At first it was creepy, but then I got caught up in the momentum and lined up to have my head buzz cut. It felt liberating.

JANET DART

At first, it was creepy, but then I got caught up in the momentum and lined up to have my head buzz cut. It felt liberating. It was exhilarating to be part of this, to be there right where it began. I don’t know if my exhilaration was one of equality or just succumbing to peer pressure, but I suspect the latter. There on the sidelines was my friend, beautiful blonde hair down to her waist, standing with her arms crossed, just watching, deadpan. She didn’t want to shave her head, but it was obvious within a few days that there really was no choice. Shave your head or leave. That’s what peer pressure will do to you. She finally shaved her head three days later when her husband realized bald heads weren’t going away; if they wanted to stay, her hair had to go. We thought it was just a moment, that our hair would grow back. Somehow it became another rule and symbol of Synanon. Two rules were now up to five: No drugs or alcohol, no violence, no smoking, aerobics, shaved heads.
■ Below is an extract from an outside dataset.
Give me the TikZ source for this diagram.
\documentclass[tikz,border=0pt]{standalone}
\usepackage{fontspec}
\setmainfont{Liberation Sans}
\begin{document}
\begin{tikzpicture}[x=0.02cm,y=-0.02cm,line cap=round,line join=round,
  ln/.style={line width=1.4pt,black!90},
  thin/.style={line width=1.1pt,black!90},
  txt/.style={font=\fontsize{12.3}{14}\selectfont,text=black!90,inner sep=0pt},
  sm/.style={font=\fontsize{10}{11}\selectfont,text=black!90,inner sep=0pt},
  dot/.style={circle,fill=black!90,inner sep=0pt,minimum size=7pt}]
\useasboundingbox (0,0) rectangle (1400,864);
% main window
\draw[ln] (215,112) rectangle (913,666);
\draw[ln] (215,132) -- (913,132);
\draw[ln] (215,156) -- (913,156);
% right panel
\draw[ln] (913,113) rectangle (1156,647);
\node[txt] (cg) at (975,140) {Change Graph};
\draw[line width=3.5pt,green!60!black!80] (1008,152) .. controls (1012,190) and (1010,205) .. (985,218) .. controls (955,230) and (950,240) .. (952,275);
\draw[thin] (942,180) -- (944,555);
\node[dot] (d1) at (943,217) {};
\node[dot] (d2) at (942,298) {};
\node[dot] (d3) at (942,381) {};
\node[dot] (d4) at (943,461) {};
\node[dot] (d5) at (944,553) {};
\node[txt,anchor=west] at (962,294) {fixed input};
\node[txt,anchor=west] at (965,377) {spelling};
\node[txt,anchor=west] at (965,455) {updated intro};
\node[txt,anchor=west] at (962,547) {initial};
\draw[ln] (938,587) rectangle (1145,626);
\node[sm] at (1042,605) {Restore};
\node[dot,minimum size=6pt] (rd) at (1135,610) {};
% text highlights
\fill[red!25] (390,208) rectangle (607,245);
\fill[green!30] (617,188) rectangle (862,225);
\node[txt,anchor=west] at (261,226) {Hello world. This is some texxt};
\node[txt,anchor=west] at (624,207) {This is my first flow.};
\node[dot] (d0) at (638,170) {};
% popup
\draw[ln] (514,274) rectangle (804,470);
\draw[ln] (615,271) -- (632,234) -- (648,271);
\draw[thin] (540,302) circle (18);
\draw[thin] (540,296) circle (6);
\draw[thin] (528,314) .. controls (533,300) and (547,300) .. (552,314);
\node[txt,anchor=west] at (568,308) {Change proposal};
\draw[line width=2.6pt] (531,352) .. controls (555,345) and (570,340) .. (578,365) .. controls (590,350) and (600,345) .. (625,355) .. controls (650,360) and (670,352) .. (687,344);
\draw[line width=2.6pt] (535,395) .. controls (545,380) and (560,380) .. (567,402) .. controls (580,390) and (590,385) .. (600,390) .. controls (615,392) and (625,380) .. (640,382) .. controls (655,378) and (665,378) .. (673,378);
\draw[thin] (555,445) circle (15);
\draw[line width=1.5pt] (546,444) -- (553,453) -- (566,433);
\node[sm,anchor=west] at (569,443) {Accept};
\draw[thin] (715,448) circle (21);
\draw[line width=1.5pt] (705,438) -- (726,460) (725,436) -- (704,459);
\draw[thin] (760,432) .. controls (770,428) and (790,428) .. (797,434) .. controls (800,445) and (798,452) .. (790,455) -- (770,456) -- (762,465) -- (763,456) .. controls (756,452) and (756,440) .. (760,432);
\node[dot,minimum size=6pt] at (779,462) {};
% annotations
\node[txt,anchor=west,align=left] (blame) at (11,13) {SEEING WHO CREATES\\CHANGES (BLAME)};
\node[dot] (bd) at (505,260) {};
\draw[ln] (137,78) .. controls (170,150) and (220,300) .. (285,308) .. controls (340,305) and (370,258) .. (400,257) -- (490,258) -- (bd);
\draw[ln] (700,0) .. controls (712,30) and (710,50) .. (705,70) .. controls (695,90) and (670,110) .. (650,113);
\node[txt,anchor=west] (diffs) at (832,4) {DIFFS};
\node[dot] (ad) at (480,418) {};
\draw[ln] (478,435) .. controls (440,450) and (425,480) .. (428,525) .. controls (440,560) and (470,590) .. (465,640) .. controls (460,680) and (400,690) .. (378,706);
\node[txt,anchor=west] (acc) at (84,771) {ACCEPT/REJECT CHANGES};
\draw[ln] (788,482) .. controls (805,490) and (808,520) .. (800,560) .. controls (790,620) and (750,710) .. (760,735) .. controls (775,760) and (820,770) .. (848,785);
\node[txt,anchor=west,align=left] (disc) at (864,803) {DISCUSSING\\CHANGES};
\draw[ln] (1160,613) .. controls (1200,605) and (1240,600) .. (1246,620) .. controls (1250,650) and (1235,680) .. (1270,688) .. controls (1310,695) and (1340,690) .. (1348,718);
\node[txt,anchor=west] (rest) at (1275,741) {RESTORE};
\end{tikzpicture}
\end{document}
The weekend after our head shaving, my mother had planned a family reunion in honor of my grandmother’s 75th birthday. There were all my brothers and sister, 14 cousins, aunts, and uncles, and me with a new bald head, well not quite bald, probably a quarter of an inch of hair. My mother insisted I wear a scarf, which I did for about one-half hour. Then I thought, deal with it. This is who I am. Imagine what they thought?
Embracing our new sense of freedom, at feminist icon’s urging, a large group of us women went to the steps of Sproul Hall at U.C. Berkeley, the site of peace marches and the women’s movement in my college days, trying to convince the young college students that shaving their heads would bring equality and a sense of freedom. No one stopped; I furtively watched for old high school friends, hoping no one I knew saw me. Perhaps our feeling of freedom was just our capitulation to the cult.

Funny how hard it was at first to identify people when all our heads were shaved. I hadn’t realized how much one’s hair was one’s identity. We didn’t all look the same; once you looked past the hair you saw the face, the eyes, the mouth, the ears, the facial expressions. For a while, some of us buzzed designs in our hair as a kind of decoration, but earrings and eye makeup worked better. And then you get used to it. You look in the mirror in the morning and it’s still you. It is simple not having to deal with your hair in the morning.

It was February; I was pregnant with a baby due in June. Shortly after the head shaving, I had to see an obstetrician  at U.C. San Francisco, a 45-minute drive from Tomales over the Golden Gate Bridge. San Francisco was the only place I could walk around bald and pregnant without getting a second look.